* **Data extract**

###

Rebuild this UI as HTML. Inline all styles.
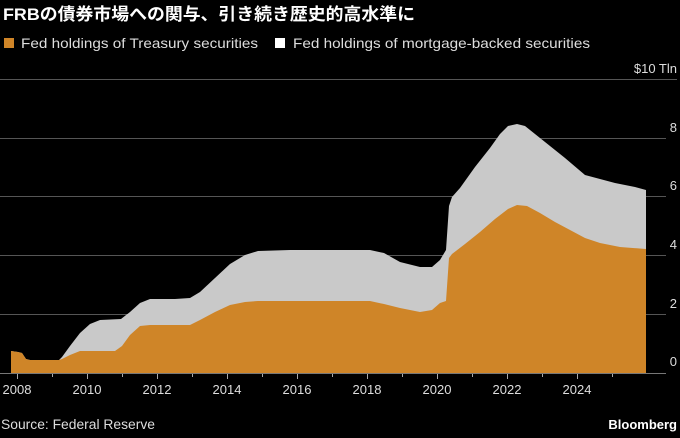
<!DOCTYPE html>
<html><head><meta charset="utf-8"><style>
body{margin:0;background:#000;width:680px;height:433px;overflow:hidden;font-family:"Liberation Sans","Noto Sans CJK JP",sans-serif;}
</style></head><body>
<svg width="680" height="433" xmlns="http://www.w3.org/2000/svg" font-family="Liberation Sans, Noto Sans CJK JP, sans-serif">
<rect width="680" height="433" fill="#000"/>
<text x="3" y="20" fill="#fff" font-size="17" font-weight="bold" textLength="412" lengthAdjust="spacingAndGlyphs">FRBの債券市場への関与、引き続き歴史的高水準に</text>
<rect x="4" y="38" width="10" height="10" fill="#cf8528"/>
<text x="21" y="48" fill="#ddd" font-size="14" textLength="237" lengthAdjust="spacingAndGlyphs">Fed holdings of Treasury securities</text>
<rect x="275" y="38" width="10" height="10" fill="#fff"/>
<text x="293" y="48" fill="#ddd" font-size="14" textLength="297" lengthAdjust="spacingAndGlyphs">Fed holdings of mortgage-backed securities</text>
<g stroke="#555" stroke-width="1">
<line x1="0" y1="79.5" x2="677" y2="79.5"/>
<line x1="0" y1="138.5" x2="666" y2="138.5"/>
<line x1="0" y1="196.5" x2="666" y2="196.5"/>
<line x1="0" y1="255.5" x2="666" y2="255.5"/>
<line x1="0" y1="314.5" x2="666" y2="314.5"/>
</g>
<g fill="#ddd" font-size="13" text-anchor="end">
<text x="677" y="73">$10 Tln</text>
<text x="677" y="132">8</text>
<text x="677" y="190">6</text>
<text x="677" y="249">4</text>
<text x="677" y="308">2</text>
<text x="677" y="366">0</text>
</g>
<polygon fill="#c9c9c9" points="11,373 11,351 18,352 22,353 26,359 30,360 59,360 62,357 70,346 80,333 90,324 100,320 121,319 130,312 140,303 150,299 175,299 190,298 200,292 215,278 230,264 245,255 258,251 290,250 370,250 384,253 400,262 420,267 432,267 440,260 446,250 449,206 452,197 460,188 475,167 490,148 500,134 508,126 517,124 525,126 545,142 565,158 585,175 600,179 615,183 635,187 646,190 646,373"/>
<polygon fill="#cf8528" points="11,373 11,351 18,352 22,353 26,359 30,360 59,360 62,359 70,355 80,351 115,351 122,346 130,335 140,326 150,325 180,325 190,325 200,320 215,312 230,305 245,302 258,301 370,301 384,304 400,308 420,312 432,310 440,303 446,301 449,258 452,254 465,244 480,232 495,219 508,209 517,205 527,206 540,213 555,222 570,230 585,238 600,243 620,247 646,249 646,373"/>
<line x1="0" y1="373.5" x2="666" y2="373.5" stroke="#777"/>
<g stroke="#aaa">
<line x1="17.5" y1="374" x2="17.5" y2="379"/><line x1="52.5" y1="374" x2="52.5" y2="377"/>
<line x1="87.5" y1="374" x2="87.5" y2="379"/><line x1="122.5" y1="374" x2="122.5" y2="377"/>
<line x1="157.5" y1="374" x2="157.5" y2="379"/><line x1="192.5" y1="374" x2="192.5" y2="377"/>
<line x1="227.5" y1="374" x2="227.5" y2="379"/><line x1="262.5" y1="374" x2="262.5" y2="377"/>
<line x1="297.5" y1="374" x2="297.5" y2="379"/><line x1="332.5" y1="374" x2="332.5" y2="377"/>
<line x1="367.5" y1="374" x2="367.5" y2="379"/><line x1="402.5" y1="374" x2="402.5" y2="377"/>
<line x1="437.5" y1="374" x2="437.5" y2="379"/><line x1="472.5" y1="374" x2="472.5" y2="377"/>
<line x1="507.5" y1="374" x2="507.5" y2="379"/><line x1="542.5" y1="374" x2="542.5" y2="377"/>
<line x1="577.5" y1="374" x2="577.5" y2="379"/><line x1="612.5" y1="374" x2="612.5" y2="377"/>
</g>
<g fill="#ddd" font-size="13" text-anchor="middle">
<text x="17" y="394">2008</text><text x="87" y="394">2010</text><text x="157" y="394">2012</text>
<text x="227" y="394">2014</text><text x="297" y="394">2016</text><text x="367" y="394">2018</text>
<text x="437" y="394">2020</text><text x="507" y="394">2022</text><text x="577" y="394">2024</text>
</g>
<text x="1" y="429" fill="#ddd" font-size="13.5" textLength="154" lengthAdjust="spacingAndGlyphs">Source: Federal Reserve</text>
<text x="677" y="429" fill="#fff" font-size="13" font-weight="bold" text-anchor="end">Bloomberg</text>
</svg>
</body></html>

###

Leave out the pictures and print every line of the data exactly.

* **Result of this task**
Rebuild this UI as HTML. Inline all styles.
<!DOCTYPE html>
<html><head><meta charset="utf-8"><style>
body{margin:0;background:#000;width:680px;height:433px;overflow:hidden;font-family:"Liberation Sans","Noto Sans CJK JP",sans-serif;}
</style></head><body>
<svg width="680" height="433" xmlns="http://www.w3.org/2000/svg" font-family="Liberation Sans, Noto Sans CJK JP, sans-serif">
<rect width="680" height="433" fill="#000"/>
<text x="3" y="20" fill="#fff" font-size="17" font-weight="bold" textLength="412" lengthAdjust="spacingAndGlyphs">FRBの債券市場への関与、引き続き歴史的高水準に</text>
<rect x="4" y="38" width="10" height="10" fill="#cf8528"/>
<text x="21" y="48" fill="#ddd" font-size="14" textLength="237" lengthAdjust="spacingAndGlyphs">Fed holdings of Treasury securities</text>
<rect x="275" y="38" width="10" height="10" fill="#fff"/>
<text x="293" y="48" fill="#ddd" font-size="14" textLength="297" lengthAdjust="spacingAndGlyphs">Fed holdings of mortgage-backed securities</text>
<g stroke="#555" stroke-width="1">
<line x1="0" y1="79.5" x2="677" y2="79.5"/>
<line x1="0" y1="138.5" x2="666" y2="138.5"/>
<line x1="0" y1="196.5" x2="666" y2="196.5"/>
<line x1="0" y1="255.5" x2="666" y2="255.5"/>
<line x1="0" y1="314.5" x2="666" y2="314.5"/>
</g>
<g fill="#ddd" font-size="13" text-anchor="end">
<text x="677" y="73">$10 Tln</text>
<text x="677" y="132">8</text>
<text x="677" y="190">6</text>
<text x="677" y="249">4</text>
<text x="677" y="308">2</text>
<text x="677" y="366">0</text>
</g>
<polygon fill="#c9c9c9" points="11,373 11,351 18,352 22,353 26,359 30,360 59,360 62,357 70,346 80,333 90,324 100,320 121,319 130,312 140,303 150,299 175,299 190,298 200,292 215,278 230,264 245,255 258,251 290,250 370,250 384,253 400,262 420,267 432,267 440,260 446,250 449,206 452,197 460,188 475,167 490,148 500,134 508,126 517,124 525,126 545,142 565,158 585,175 600,179 615,183 635,187 646,190 646,373"/>
<polygon fill="#cf8528" points="11,373 11,351 18,352 22,353 26,359 30,360 59,360 62,359 70,355 80,351 115,351 122,346 130,335 140,326 150,325 180,325 190,325 200,320 215,312 230,305 245,302 258,301 370,301 384,304 400,308 420,312 432,310 440,303 446,301 449,258 452,254 465,244 480,232 495,219 508,209 517,205 527,206 540,213 555,222 570,230 585,238 600,243 620,247 646,249 646,373"/>
<line x1="0" y1="373.5" x2="666" y2="373.5" stroke="#777"/>
<g stroke="#aaa">
<line x1="17.5" y1="374" x2="17.5" y2="379"/><line x1="52.5" y1="374" x2="52.5" y2="377"/>
<line x1="87.5" y1="374" x2="87.5" y2="379"/><line x1="122.5" y1="374" x2="122.5" y2="377"/>
<line x1="157.5" y1="374" x2="157.5" y2="379"/><line x1="192.5" y1="374" x2="192.5" y2="377"/>
<line x1="227.5" y1="374" x2="227.5" y2="379"/><line x1="262.5" y1="374" x2="262.5" y2="377"/>
<line x1="297.5" y1="374" x2="297.5" y2="379"/><line x1="332.5" y1="374" x2="332.5" y2="377"/>
<line x1="367.5" y1="374" x2="367.5" y2="379"/><line x1="402.5" y1="374" x2="402.5" y2="377"/>
<line x1="437.5" y1="374" x2="437.5" y2="379"/><line x1="472.5" y1="374" x2="472.5" y2="377"/>
<line x1="507.5" y1="374" x2="507.5" y2="379"/><line x1="542.5" y1="374" x2="542.5" y2="377"/>
<line x1="577.5" y1="374" x2="577.5" y2="379"/><line x1="612.5" y1="374" x2="612.5" y2="377"/>
</g>
<g fill="#ddd" font-size="13" text-anchor="middle">
<text x="17" y="394">2008</text><text x="87" y="394">2010</text><text x="157" y="394">2012</text>
<text x="227" y="394">2014</text><text x="297" y="394">2016</text><text x="367" y="394">2018</text>
<text x="437" y="394">2020</text><text x="507" y="394">2022</text><text x="577" y="394">2024</text>
</g>
<text x="1" y="429" fill="#ddd" font-size="13.5" textLength="154" lengthAdjust="spacingAndGlyphs">Source: Federal Reserve</text>
<text x="677" y="429" fill="#fff" font-size="13" font-weight="bold" text-anchor="end">Bloomberg</text>
</svg>
</body></html>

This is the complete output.